Смех Флобера не мог оставить никого равнодушным. По словам Гонкура, ему удалось сохранить детское прысканье. Вспыхивавший на его широком красном лице, выталкиваемый его мощными легкими великана, его смех всегда сохранял абсолютную свежесть, даже тогда, когда рассказывались скабрезные истории, которые веселили его больше всего. Сам он тоже припасал что-нибудь такое, что несло на себе отпечаток духа коллежа и мха, что просто нельзя было пропустить мимо ушей, не рассмеявшись, из-за заразительности его смеха. Пример подобного рассказа можно обнаружить в письме к его старинному приятелю Буиле: «Месье, есть столько разновидностей женских грудей! Есть грудь-яблоко, есть грудь-груша, похотливая грудь, стыдливая грудь, какие там еще? Существуют такие, которые созданы для кондукторов дилижансов, большая и искренняя и круглая грудь, которую прячут внутрь серого трико, где она держится крепко и упруго. Есть бульварная грудь, расслабленная, дряблая и прохладная, которая болтается в кринолине, грудь, которую показывают при свечах, которая появляется из черного атласа, о которую трут свой член и которая вскоре исчезает. Есть две трети груди, видной при свете люстр на краю театральной ложи, белая грудь, изгиб которой кажется таким же безмерным, как и желание, которое вами овладевает. Они хорошо пахнут; они разжигают щеки и заставляют биться сердце. Их блестящая кожа сверкает гордо; они богаты и, кажется, говорят вам презрительно: «Занимайся онанизмом, бедняжка, занимайся!» Еще есть грудь-вымя, остроконечная, оргаистическая, вульгарная, сделанная в форме бутылочной тыквы, тонкая у основания, расширяющаяся, толстая на конце. Это грудь женщины, которая совокупляется совсем обнаженной перед старинным псише в раме из инкрустированного красного дерева. (…) Есть, наконец, грудь-тыква, восхитительная грудь, от которой появляется желание испражниться на нее. Это именно та, которую желает мужчина, когда говорит сводне: «Дайте мне женщину с большими сиськами». Это именно та, какая нравится такой свинье, как я, и, осмелюсь сказать, как мы».

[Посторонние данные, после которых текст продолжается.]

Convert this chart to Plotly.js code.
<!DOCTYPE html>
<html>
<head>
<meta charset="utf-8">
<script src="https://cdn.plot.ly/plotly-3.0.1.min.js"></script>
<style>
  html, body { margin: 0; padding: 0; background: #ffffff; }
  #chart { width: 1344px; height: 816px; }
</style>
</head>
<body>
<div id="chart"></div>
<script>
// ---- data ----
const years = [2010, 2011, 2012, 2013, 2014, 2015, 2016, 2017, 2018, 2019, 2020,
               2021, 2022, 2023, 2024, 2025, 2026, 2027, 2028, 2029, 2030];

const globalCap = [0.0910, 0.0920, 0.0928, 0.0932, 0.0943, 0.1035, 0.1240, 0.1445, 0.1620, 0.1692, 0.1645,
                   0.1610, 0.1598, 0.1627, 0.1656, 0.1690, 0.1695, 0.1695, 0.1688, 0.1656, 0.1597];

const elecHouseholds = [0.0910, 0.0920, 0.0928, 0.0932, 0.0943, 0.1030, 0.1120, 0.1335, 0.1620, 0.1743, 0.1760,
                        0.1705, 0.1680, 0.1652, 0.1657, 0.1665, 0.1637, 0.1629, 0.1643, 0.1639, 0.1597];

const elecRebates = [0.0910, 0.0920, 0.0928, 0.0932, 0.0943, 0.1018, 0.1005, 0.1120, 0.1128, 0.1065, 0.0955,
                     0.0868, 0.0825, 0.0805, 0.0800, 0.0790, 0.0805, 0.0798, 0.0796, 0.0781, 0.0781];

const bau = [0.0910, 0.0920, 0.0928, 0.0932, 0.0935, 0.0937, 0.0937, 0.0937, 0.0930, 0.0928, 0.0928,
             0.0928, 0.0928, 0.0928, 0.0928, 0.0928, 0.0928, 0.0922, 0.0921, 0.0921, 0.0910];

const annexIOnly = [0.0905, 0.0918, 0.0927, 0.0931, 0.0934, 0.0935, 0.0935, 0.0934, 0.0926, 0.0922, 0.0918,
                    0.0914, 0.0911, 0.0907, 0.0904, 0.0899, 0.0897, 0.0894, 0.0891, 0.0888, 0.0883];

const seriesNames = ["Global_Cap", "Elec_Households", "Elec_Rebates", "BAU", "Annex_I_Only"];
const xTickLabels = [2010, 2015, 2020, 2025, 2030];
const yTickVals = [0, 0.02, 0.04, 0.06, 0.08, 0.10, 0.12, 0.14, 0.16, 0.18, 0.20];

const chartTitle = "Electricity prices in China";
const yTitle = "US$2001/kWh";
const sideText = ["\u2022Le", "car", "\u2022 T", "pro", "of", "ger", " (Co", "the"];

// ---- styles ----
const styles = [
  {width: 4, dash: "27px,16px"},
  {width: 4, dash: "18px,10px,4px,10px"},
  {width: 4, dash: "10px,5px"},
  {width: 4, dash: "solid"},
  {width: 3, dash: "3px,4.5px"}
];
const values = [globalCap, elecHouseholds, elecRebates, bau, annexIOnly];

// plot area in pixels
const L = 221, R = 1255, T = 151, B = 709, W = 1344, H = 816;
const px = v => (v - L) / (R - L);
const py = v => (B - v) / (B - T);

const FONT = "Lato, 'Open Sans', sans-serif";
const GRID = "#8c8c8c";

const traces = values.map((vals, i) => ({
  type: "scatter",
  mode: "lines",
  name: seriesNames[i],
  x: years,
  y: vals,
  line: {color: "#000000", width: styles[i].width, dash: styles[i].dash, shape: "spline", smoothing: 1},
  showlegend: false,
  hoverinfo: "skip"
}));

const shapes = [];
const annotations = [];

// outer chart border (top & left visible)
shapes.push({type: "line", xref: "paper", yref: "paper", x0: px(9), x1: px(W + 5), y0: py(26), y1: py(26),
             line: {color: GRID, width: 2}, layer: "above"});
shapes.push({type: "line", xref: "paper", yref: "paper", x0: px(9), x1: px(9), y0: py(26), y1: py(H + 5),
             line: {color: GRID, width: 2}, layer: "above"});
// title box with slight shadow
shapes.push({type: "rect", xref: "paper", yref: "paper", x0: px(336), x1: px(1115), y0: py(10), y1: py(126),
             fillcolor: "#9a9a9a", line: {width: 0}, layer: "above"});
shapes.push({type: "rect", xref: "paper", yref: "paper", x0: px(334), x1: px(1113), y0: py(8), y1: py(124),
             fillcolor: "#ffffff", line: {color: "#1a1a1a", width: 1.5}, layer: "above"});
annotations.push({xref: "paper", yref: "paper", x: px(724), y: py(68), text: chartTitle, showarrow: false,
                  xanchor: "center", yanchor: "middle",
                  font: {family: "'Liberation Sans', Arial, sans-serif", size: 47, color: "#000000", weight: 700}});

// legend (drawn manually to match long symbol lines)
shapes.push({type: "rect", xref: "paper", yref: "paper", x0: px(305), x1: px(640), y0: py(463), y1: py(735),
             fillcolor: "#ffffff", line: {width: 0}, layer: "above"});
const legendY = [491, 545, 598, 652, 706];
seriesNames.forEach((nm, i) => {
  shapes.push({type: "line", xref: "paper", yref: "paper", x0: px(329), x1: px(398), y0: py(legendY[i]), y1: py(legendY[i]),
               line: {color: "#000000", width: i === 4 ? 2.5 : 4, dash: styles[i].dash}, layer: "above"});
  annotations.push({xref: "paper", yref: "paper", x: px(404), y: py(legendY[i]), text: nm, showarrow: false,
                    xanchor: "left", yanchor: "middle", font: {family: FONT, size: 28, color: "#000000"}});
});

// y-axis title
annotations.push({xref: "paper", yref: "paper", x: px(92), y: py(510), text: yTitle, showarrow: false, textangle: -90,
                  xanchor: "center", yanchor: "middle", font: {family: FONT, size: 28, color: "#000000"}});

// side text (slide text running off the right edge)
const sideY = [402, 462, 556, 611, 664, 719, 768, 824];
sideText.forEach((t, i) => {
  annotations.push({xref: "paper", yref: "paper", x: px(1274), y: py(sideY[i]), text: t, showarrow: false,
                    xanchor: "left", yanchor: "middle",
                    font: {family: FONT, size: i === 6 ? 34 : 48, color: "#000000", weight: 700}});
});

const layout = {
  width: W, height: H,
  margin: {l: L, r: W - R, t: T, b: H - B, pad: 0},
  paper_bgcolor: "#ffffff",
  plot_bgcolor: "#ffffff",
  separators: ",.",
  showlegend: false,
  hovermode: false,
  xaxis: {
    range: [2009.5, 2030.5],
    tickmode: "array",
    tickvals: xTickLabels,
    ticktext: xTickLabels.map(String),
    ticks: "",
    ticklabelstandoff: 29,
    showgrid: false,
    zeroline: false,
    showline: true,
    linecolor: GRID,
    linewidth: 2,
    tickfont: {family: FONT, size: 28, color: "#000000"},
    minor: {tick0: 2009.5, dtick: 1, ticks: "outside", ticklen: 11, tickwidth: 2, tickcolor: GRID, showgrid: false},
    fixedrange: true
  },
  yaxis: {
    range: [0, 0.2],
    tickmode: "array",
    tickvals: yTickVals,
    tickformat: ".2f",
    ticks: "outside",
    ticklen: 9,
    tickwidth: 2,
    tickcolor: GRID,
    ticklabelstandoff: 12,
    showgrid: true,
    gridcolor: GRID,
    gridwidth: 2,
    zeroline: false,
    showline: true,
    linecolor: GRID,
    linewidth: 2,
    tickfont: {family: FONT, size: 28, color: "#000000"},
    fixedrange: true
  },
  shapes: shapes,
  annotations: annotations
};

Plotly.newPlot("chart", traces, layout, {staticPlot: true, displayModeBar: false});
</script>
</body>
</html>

Флобер перед своим другом Буиле развивал такую идею: «Если ты, несчастный, будешь всегда так проливать свою сперму, у тебя не останется больше ничего для твоей чернильницы. Вот единственная вагина для писателей».
Так творчество навязывало свои правила, требуя экономности в своих наслаждениях.

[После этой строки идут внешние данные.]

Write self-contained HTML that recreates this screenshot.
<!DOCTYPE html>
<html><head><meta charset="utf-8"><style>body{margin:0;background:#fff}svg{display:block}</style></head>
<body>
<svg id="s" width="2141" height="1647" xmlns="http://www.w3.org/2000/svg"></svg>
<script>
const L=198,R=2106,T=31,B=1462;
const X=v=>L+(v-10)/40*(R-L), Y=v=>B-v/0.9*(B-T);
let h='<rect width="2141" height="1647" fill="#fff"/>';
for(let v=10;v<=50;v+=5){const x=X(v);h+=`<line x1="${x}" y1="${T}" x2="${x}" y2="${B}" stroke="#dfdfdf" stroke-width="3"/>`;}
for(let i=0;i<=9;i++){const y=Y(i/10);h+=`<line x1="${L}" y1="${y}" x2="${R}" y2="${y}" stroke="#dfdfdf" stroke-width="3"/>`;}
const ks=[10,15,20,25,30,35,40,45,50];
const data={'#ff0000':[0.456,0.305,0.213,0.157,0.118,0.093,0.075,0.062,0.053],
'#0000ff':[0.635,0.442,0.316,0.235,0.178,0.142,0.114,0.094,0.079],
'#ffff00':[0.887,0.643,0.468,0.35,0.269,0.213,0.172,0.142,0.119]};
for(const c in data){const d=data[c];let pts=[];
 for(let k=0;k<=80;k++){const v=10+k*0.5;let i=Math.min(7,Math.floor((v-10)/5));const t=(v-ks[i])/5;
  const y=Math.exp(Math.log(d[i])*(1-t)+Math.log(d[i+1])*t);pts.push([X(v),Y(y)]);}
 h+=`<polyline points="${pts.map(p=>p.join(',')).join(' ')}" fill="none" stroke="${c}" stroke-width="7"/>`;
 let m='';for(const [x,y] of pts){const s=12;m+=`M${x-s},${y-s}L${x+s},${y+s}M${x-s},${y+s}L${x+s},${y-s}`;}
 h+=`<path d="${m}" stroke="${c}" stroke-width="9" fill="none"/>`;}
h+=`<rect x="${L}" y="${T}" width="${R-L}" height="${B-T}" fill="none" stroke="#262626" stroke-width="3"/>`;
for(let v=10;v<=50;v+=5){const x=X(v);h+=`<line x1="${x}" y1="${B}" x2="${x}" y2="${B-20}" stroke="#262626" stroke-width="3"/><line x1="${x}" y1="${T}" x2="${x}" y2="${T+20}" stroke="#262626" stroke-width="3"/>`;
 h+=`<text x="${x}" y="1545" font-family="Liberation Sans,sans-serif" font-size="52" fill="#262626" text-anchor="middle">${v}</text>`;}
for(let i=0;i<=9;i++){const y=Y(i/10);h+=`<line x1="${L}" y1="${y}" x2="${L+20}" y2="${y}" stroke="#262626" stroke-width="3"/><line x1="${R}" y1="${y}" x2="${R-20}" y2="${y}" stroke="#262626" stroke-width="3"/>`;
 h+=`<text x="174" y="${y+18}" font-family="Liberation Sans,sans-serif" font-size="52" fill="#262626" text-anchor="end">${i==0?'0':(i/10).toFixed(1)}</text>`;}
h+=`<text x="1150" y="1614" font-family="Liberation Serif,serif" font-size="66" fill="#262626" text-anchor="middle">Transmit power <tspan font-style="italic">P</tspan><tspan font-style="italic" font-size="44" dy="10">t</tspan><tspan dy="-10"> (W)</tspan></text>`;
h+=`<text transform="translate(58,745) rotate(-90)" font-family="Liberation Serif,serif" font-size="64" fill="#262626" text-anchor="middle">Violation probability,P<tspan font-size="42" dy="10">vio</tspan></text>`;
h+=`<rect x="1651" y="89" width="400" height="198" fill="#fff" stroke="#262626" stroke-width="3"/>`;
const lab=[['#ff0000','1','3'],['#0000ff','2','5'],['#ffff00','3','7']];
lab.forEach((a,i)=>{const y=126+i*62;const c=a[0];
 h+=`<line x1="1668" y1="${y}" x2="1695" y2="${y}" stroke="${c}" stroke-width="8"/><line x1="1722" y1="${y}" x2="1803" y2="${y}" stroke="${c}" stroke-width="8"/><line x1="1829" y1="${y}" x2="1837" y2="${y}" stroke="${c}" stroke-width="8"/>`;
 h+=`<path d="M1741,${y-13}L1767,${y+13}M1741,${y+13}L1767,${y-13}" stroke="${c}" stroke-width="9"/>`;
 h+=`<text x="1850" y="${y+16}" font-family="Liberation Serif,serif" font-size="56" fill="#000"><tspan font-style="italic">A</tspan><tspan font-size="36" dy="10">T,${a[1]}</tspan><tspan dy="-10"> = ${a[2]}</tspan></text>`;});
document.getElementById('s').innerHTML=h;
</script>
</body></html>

В старости Флобер откровенничал с друзьями:
— Но Доде, я ведь тоже свинья… Когда я был молодым, мое тщеславие было таким сильным, что если я шел с друзьями в бордель, то непременно выбирал самую уродливую шлюху, которой я хотел овладеть у всех на виду, при этом не бросая своей сигары. Меня это совсем не веселило, а делалось это все для публики…

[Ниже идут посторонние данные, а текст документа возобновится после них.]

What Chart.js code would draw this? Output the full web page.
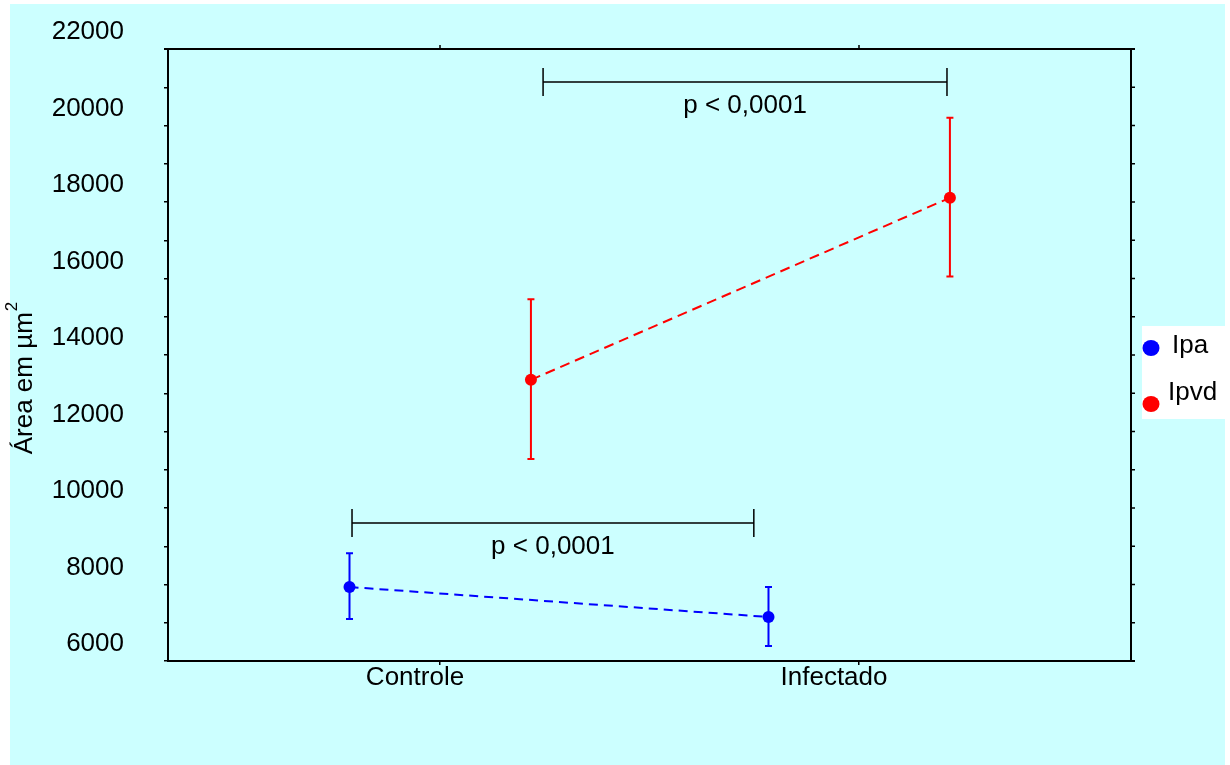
<!DOCTYPE html>
<html><head><meta charset="utf-8">
<script src="https://cdn.jsdelivr.net/npm/chart.js@4.4.0/dist/chart.umd.min.js"></script>
<style>html,body{margin:0;padding:0;background:#fff;} canvas{display:block;}</style>
</head><body>
<canvas id="c" width="1230" height="765"></canvas>
<script>
// ---------- data ----------
const categories = ['Controle', 'Infectado'];
const seriesNames = ['Ipa', 'Ipvd'];
const ipaMean = [7935, 7150];
const ipaLow = [7100, 6390];
const ipaHigh = [8820, 7935];
const ipvdMean = [13350, 18110];
const ipvdLow = [11280, 16050];
const ipvdHigh = [15460, 20200];
const yTickLabels = ['6000', '8000', '10000', '12000', '14000', '16000', '18000', '20000', '22000'];
const bracketFrom = [0.79, 1.246];
const bracketTo = [1.749, 2.21];
const bracketLevel = [9610, 21140];
const bracketText = ['p < 0,0001', 'p < 0,0001'];
const yTitle = 'Área em µm';
const yTitleSup = '2';

// ---------- styling ----------
const FONT = '"Liberation Sans", Arial, sans-serif';
const FS = 26;
const colors = ['#0000ff', '#ff0000'];
const seriesOffset = [-0.216, 0.217];
const means = [ipaMean, ipvdMean];
const lows = [ipaLow, ipvdLow];
const highs = [ipaHigh, ipvdHigh];

const datasets = seriesNames.map((name, s) => ({
  label: name,
  data: categories.map((c, i) => ({ x: i + 1 + seriesOffset[s], y: means[s][i] })),
  showLine: true,
  borderColor: colors[s],
  borderWidth: 2,
  borderDash: s === 0 ? [9, 6] : [10, 6],
  pointRadius: 6,
  pointBackgroundColor: colors[s],
  pointBorderWidth: 0,
  lows: lows[s],
  highs: highs[s]
}));

const deco = {
  id: 'deco',
  beforeDraw(chart) {
    const ctx = chart.ctx;
    ctx.save();
    ctx.fillStyle = '#ffffff';
    ctx.fillRect(0, 0, chart.width, chart.height);
    ctx.fillStyle = '#ccffff';
    ctx.fillRect(10, 4, 1215, 761);
    ctx.restore();
  },
  beforeDatasetsDraw(chart) {
    const ctx = chart.ctx;
    const xs = chart.scales.x, ys = chart.scales.y;
    ctx.save();
    // error bars
    chart.data.datasets.forEach((ds) => {
      ctx.strokeStyle = ds.borderColor;
      ctx.lineWidth = 2;
      ds.data.forEach((p, i) => {
        const px = xs.getPixelForValue(p.x);
        const y1 = ys.getPixelForValue(ds.lows[i]);
        const y2 = ys.getPixelForValue(ds.highs[i]);
        ctx.beginPath();
        ctx.moveTo(px, y1); ctx.lineTo(px, y2);
        ctx.moveTo(px - 3.5, y1); ctx.lineTo(px + 3.5, y1);
        ctx.moveTo(px - 3.5, y2); ctx.lineTo(px + 3.5, y2);
        ctx.stroke();
      });
    });
    // significance brackets
    ctx.strokeStyle = '#000';
    ctx.fillStyle = '#000';
    ctx.lineWidth = 1.5;
    ctx.font = FS + 'px ' + FONT;
    ctx.textAlign = 'center';
    ctx.textBaseline = 'middle';
    bracketText.forEach((t, k) => {
      const x1 = xs.getPixelForValue(bracketFrom[k]);
      const x2 = xs.getPixelForValue(bracketTo[k]);
      const y = ys.getPixelForValue(bracketLevel[k]);
      ctx.beginPath();
      ctx.moveTo(x1, y); ctx.lineTo(x2, y);
      ctx.moveTo(x1, y - 14); ctx.lineTo(x1, y + 14);
      ctx.moveTo(x2, y - 14); ctx.lineTo(x2, y + 14);
      ctx.stroke();
      ctx.fillText(t, (x1 + x2) / 2, y + 24);
    });
    ctx.restore();
  },
  afterDraw(chart) {
    const ctx = chart.ctx;
    const a = chart.chartArea;
    const xs = chart.scales.x, ys = chart.scales.y;
    ctx.save();
    ctx.strokeStyle = '#000';
    ctx.lineWidth = 2;
    ctx.beginPath();
    ctx.moveTo(a.left - 4, a.top); ctx.lineTo(a.right + 4, a.top);
    ctx.moveTo(a.right, a.top); ctx.lineTo(a.right, a.bottom);
    ctx.moveTo(a.right, a.bottom); ctx.lineTo(a.right + 4, a.bottom);
    ctx.stroke();
    ctx.lineWidth = 1.5;
    ctx.beginPath();
    ys.ticks.forEach(t => {
      const y = ys.getPixelForValue(t.value);
      ctx.moveTo(a.right, y); ctx.lineTo(a.right + 4, y);
    });
    xs.ticks.forEach(t => {
      const x = xs.getPixelForValue(t.value);
      ctx.moveTo(x, a.top); ctx.lineTo(x, a.top - 4);
    });
    ctx.stroke();

    // legend
    ctx.fillStyle = '#ffffff';
    ctx.fillRect(1142, 326, 83, 93);
    const lg = [{ dy: 348, ty: 346, tx: 1172 }, { dy: 404, ty: 393, tx: 1168 }];
    ctx.font = FS + 'px ' + FONT;
    ctx.textAlign = 'left';
    ctx.textBaseline = 'middle';
    chart.data.datasets.forEach((ds, s) => {
      ctx.fillStyle = ds.borderColor;
      ctx.beginPath();
      ctx.ellipse(1151, lg[s].dy, 8.5, 8, 0, 0, Math.PI * 2);
      ctx.fill();
      ctx.fillStyle = '#000';
      ctx.fillText(ds.label, lg[s].tx, lg[s].ty);
    });

    // y-axis title with superscript
    ctx.translate(25, 378);
    ctx.rotate(-Math.PI / 2);
    ctx.font = FS + 'px ' + FONT;
    const w1 = ctx.measureText(yTitle).width;
    ctx.font = '17px ' + FONT;
    const w2 = ctx.measureText(yTitleSup).width;
    const start = -(w1 + w2 + 1) / 2;
    ctx.textAlign = 'left';
    ctx.font = FS + 'px ' + FONT;
    ctx.fillText(yTitle, start, 0);
    ctx.font = '17px ' + FONT;
    ctx.fillText(yTitleSup, start + w1 + 1, -13);
    ctx.restore();
  }
};

new Chart(document.getElementById('c'), {
  type: 'scatter',
  data: { datasets },
  options: {
    responsive: false,
    animation: false,
    events: [],
    layout: { padding: { top: 49, right: 99, left: 0, bottom: 0 } },
    plugins: { legend: { display: false }, tooltip: { enabled: false } },
    scales: {
      x: {
        type: 'linear',
        min: 0.3508,
        max: 2.6492,
        afterBuildTicks: (s) => { s.ticks = categories.map((c, i) => ({ value: i + 1 })); },
        afterFit: (s) => { s.height = 104; s.paddingLeft = 0; s.paddingRight = 0; },
        ticks: {
          callback: (v, i) => categories[i],
          font: { family: FONT, size: FS },
          color: '#000',
          padding: -3,
          labelOffset: -25,
          maxRotation: 0,
          autoSkip: false
        },
        grid: { drawOnChartArea: false, drawTicks: true, tickLength: 4, color: '#000', lineWidth: 1.5 },
        border: { display: true, color: '#000', width: 2 }
      },
      y: {
        type: 'linear',
        min: 6000,
        max: 22000,
        afterBuildTicks: (s) => {
          const t = [];
          for (let v = 6000; v <= 22000; v += 1000) t.push({ value: v });
          s.ticks = t;
        },
        afterFit: (s) => { s.width = 168; s.paddingTop = 0; s.paddingBottom = 0; },
        ticks: {
          callback: (v) => (yTickLabels.includes(String(v)) ? String(v) : ''),
          font: { family: FONT, size: FS },
          color: '#000',
          padding: 40,
          labelOffset: -17,
          autoSkip: false
        },
        grid: { drawOnChartArea: false, drawTicks: true, tickLength: 4, color: '#000', lineWidth: 1.5 },
        border: { display: true, color: '#000', width: 2 }
      }
    }
  },
  plugins: [deco]
});
</script>
</body></html>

В любви моральное чувство мне было совершенно незнакомо».
— Оставьте, — возражал ему Доде. — Вы циничны с мужчинами, но сентиментальны с дамами.
— Подтверждаю, это так! — соглашался Флобер. — И даже с женщинами из борделя, которых я называю мой маленький ангел.
Неистовое распутство Доде забавляло Флобера, в жизни которого не было ничего такого, по поводу чего он мог разродиться подобными излияниями: «У породистых лошадей и стилистов вены полны крови, и видно, как они бьются под кожей от кончиков ушей до ботинок. То же со словами. Жизнь! Жизнь! Возбуждаться, в этом все!»
В одни моменты — как, например, в тот день, когда вместе с Максимом де Кампом они находились в Бресте и без особого желания отправились в жалкий бордель, — Флобер охотно предавался ностальгии, вспоминая о прежних шлюхах, и его воспоминания приобретали тон «Баллады о дамах прежних времен»: «Она была прекрасна, когда на высоком мысе поднималась среди колоннады храмов и на ее розовые ступни ниспадала золотая бахрома ее туники или когда, сидя на персидских подушках, она беседовала с мудрецами, поигрывая своим колье из камей.
Она была прекрасна, стоя обнаженной на пороге дома на своей улице Сюбюрры в свете смоляного факела, который потрескивал в ночи, пока она протяжно пела грустную кампанскую песню и когда с Тибра доносились длинные рефрены оргии.
Она была такой же прекрасной в своем старом доме в Сите, позади своего витража в свинцовой оправе, среди шумных студентов и развращенных монахов, когда, не боясь сержантов, на дубовые столы с грохотом бросали огромные оловянные кувшины и когда трухлявые кровати ломались под весом тел.